Feminism has a clear PR problem, but mocking Women Against Feminism isn’t the solution. Its campaign is an easy target, but painting these women as a bunch of ignorant, outrageous, self-hating women proves their point.
Well, thank you for proving their point. You’ve done it very effectively.
Grace Chapman at Vagenda precisely articulated the problem of getting angry at Women Against Feminism. She compared it to her own experience fighting a woman who declared herself not a feminist. She recalled how the other woman’s face “hardened in quiet confidence that she had just been proven right. That we feminists were all the same. Shouty, elitist and actually a little bit mean. Men haters and blamers, women victimizers and blamers.”
Okay, credit where credit is due; Shire has acknowledged that the way feminists treat non-feminists is a problem. *applauds*
Mocking Women Against Feminism validates their argument that they don’t belong in the movement and affirms their belief that feminism has no space for them. We—and by “we,” I mean feminists—need to be the bigger person in this battle. We need to make every effort to promote feminism as a big-tent movement, and we need to admit that it doesn’t always appear so welcoming. As Chapman writes, “In order for feminism to be truly powerful it needs to be accessible and engaging, to everyone, and at the moment it’s just not, not yet.”
Notice how Shire has been “the bigger person” in this article, by calling the WAF women misguided, repeatedly mocking their opinions, and calling their leadership weak. Well! If this is her being the bigger person, I’d really hate to see her when she decides to sink down to a lower level; I’m guessing cannibalism might be involved.
Oh, and a movement can’t be “accessible and engaging” to everyone, if it is that’s not a movement– that’s pandering for support. I give Chapman credit here for realizing that feminism has a problem (which too many feminists will never admit), but why this fantasy that they’ll be accepted by everyone? Okay, maybe it’s partially hyperbole, but it makes it sound like feminists can’t even conceive of an endpoint where not everyone agrees with them. They seem disengaged from reality.
Women Against Feminism and like-minded opponents try to distort the meaning of feminism by saddling the movement with unnecessary, limiting prerequisites.
How do you distort the meaning of something that already has a nigh-infinite number of meanings, many of which are contradictory? Opponents of feminists aren’t distorting the meaning of feminism; you can’t distort something that doesn’t have a clear essence in the first place. Opponents of feminism are often doing the opposite, which is asking what the fuck feminism is when the dictionary says “it means gender equality” yet the reality does not match.

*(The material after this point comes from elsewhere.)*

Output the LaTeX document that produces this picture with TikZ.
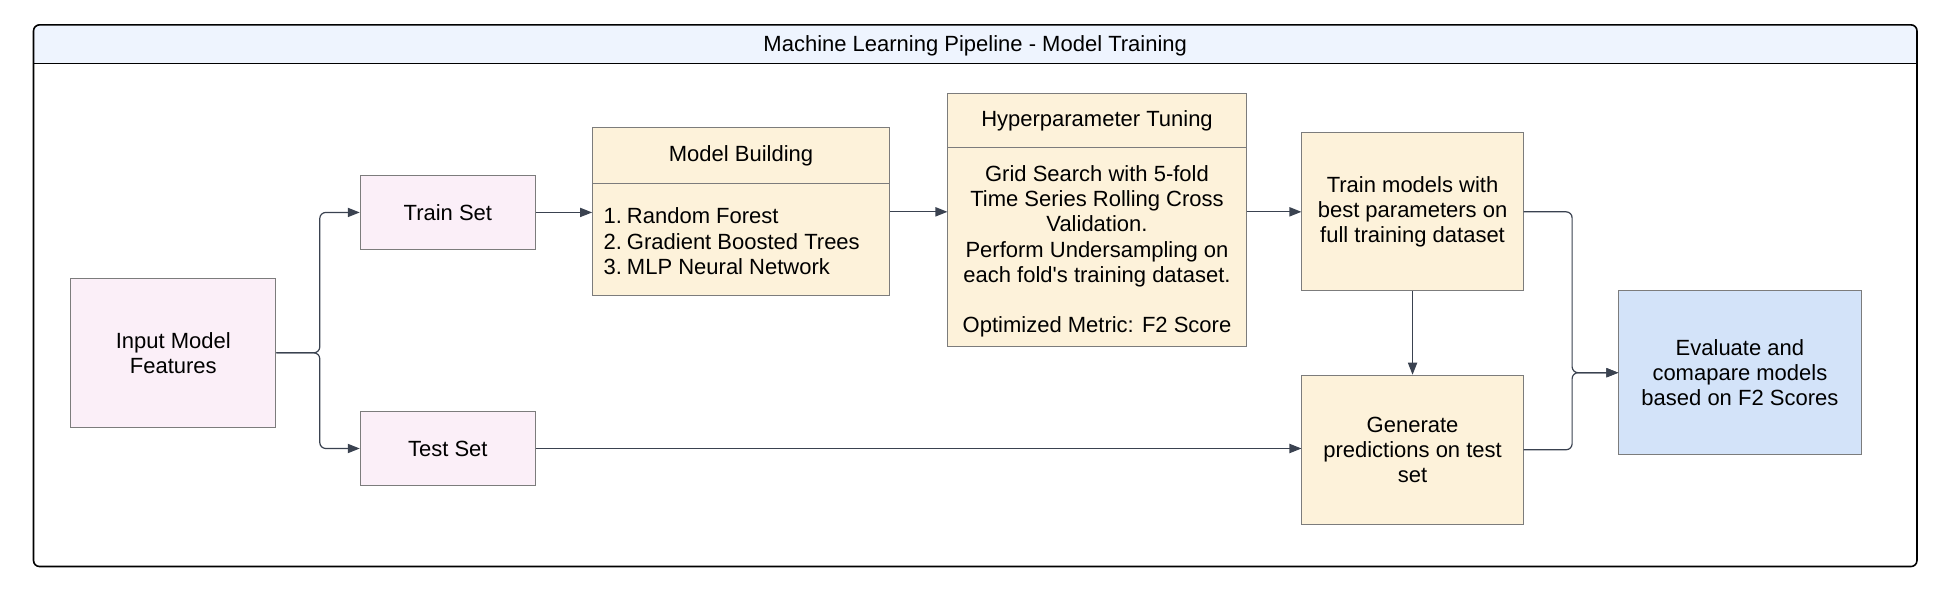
\documentclass[tikz,border=0pt]{standalone}
\usepackage{fontspec}
\setmainfont{Liberation Sans}
\usetikzlibrary{arrows.meta,positioning,calc}
\definecolor{pinkfill}{HTML}{FBEFF8}
\definecolor{creamfill}{HTML}{FDF2DA}
\definecolor{bluefill}{HTML}{D3E3F9}
\definecolor{bandfill}{HTML}{EEF4FE}
\definecolor{edgegray}{HTML}{7C7C7C}
\definecolor{linegray}{HTML}{3A4250}
\tikzset{
  box/.style={draw=edgegray, line width=0.5pt, align=center, inner sep=3pt,
    font=\fontsize{11}{12.6}\selectfont},
  setbox/.style={box, fill=pinkfill},
  stagebox/.style={box, fill=creamfill},
  evalbox/.style={box, fill=bluefill},
  plain/.style={align=center, inner sep=0pt, font=\fontsize{11}{12.6}\selectfont},
  flow/.style={-{Triangle[length=6pt,width=4.6pt]}, draw=linegray, line width=0.6pt, rounded corners=3pt},
}
\begin{document}
\begin{tikzpicture}[x=0.6212pt,y=-0.6212pt]
\useasboundingbox (0,0) rectangle (1568,475);
\fill[bandfill, rounded corners=3pt] (27,51) -- (27,20) -- (1543,20) -- (1543,51);
\draw[line width=0.8pt, rounded corners=3pt] (27,20) rectangle (1543,456);
\draw[line width=0.8pt] (27,51) -- (1543,51);
\node[plain] (title) at (785,36.5) {Machine Learning Pipeline - Model Training};

\node[setbox, minimum width=102.5pt, minimum height=74.5pt] (inp) at (139.5,284) {Input Model\\Features};
\node[setbox, minimum width=87.6pt, minimum height=37.3pt] (ts) at (360.5,171) {Train Set};
\node[setbox, minimum width=87.6pt, minimum height=37.3pt] (tst) at (360.5,361) {Test Set};

\node[stagebox, minimum width=148.5pt, minimum height=83.9pt] (mb) at (596.5,170.5) {};
\node[stagebox, anchor=north, minimum width=148.5pt, minimum height=28pt] (mbh) at (mb.north) {Model Building};
\node[plain, anchor=west] (mbl) at ($(mbh.south west)!.5!(mb.south west)+(9,3)$)
  {\begin{tabular}{@{}l@{\hspace{2.5pt}}l@{}}1.&Random Forest\\2.&Gradient Boosted Trees\\3.&MLP Neural Network\end{tabular}};

\node[stagebox, minimum width=149.1pt, minimum height=126.7pt] (hp) at (883,177) {};
\node[stagebox, anchor=north, minimum width=149.1pt, minimum height=27.3pt] (hph) at (hp.north) {Hyperparameter Tuning};
\node[plain] (hpb) at ($(hph.south)!.5!(hp.south)+(0,3)$)
  {Grid Search with 5-fold\\Time Series Rolling Cross\\Validation.\\Perform Undersampling on\\each fold\textquotesingle s training dataset.\\[12.6pt]Optimized Metric: F2 Score};

\node[stagebox, minimum width=110.6pt, minimum height=78.9pt] (tm) at (1137,170.5) {Train models with\\best parameters on\\full training dataset};
\node[stagebox, minimum width=110.6pt, minimum height=74.5pt] (gp) at (1137,362) {Generate\\predictions on test\\set};
\node[evalbox, minimum width=121.1pt, minimum height=82pt] (ev) at (1400.5,300) {Evaluate and\\comapare models\\based on F2 Scores};

\draw[flow] (inp.east) -- ++(35,0) |- (ts.west);
\draw[flow] (inp.east) -- ++(35,0) |- (tst.west);
\draw[flow] (ts.east) -- (ts.east -| mb.west);
\draw[flow] (mb.east) -- (mb.east -| hp.west);
\draw[flow] (tm.west -| hp.east) -- (tm.west);
\draw[flow] (tst.east) -- (tst.east -| gp.west);
\draw[flow] (tm.south) -- (gp.north);
\draw[flow] (tm.east) -- ++(39,0) |- (ev.west);
\draw[flow] (gp.east) -- ++(39,0) |- (ev.west);
\end{tikzpicture}
\end{document}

Frankly, I don’t think opponents of feminism could distort feminism if they wanted to; some feminist has already beaten them to it, and probably written a book.

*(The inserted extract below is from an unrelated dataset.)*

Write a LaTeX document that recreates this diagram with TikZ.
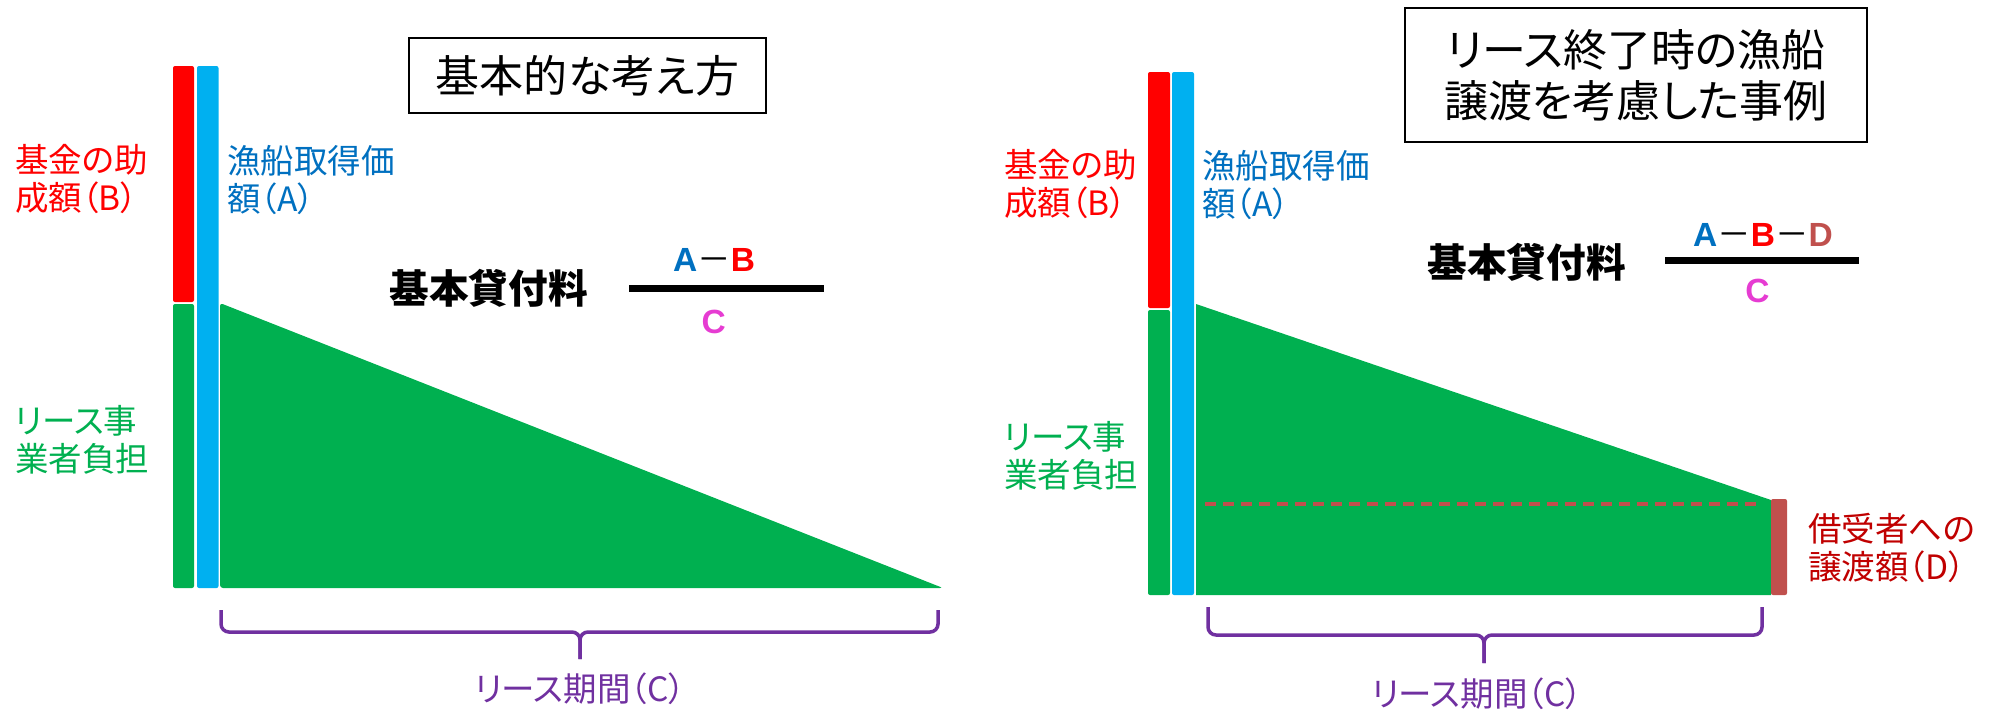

Feminists, we shouldn’t bite at their baiting. Instead, we should use Women Against Feminism constructively, but not as a legitimate criticism (which it is certainly not). It is a wakeup call for how poorly misunderstand our movement is.
Just as we need to continue to advocate for equality between the sexes, we also need to remind women and men what feminism entails, rather than let our opponents claim to define the movement for us.
Just one more reminder that WAF isn’t “legitimate,” because Shire is totally being the bigger person and acknowledging that, oh wait she’s not, she’s just being hugely dismissive. It’s cute that the whole article is about “not taking the bait” while she continually does exactly that.
Also, it’s an interesting idea that feminists need to “remind” people what feminism entails. If feminism really means gender equality, why do you need to remind people of two words? It sounds like the problem isn’t that people are forgetting; it sounds like they simply no longer believe you. Maybe they did once, but they don’t anymore.
So, here are the decidedly anti-feminist things this author has demonstrated in this article alone:
–Blindness to her own privilege
–Refusal to acknowledge that actions speak louder than words (related to the “Intent is not Magic” meme in feminist circles).
–The arrogant assumption that one is entitled to these women’s time/labor, even though she could be educating herself on the subject.
–Denial of others’ lived experience
–Repeated microagressions. I can already hear people yelling “Nonsense, you don’t know what a microaggression is!”, which is perfectly fair, so fine: go find me a definition of a microaggression. You’ll come back with 12, and at least one of them, and probably more like 10, will be consistent with my usage here. I’m sticking with it.
–Refusing to engage with quotes in their proper context, even when the context is clear to anyone who’s been following this subject in any depth whatsoever. Stripping away crucial context is often described as a function of ruthless, reductive “male” intelligence.
–Reliance on binary “You’re either one thing or the other” logic, even though that doesn’t represent reality at all, and flies in the face of the last 20-30 years of Women’s Studies and Gender Studies.
–Repeated attempts to define a term where the meaning is contentious (feminism) as though the definition that the writer is using is not only the only valid one, but as true in practice as it is in theory. This isn’t specifically a feminist thing, this is known as being a fucking liar, but I thought it deserved mention
Mansplaining Womansplaining, BIG TIME.
How could Shire write this piece and not be aware of all the massive Feminist “Do Nots” she was engaging in? Could it be that maybe a lot of feminists don’t truly believe in their own principles, and have rather adopted them because they’re convenient for stifling criticism? However, when they want to go on the attack, suddenly their supposedly deeply-felt principles become eminently malleable?
Ms. Shire, if you want to know why people don’t believe in your cause, take a good look at yourself. Because based on the things you choose to do in this article, I’m forced to believe you don’t really believe in feminism either. Because while I may not agree with many feminists, at least a real feminist will hold themselves to the same standards she holds everyone else to. You’re a hypocrite, and other women don’t want to be associated with your blatant hypocrisy.
That’s what you “just don’t understand.”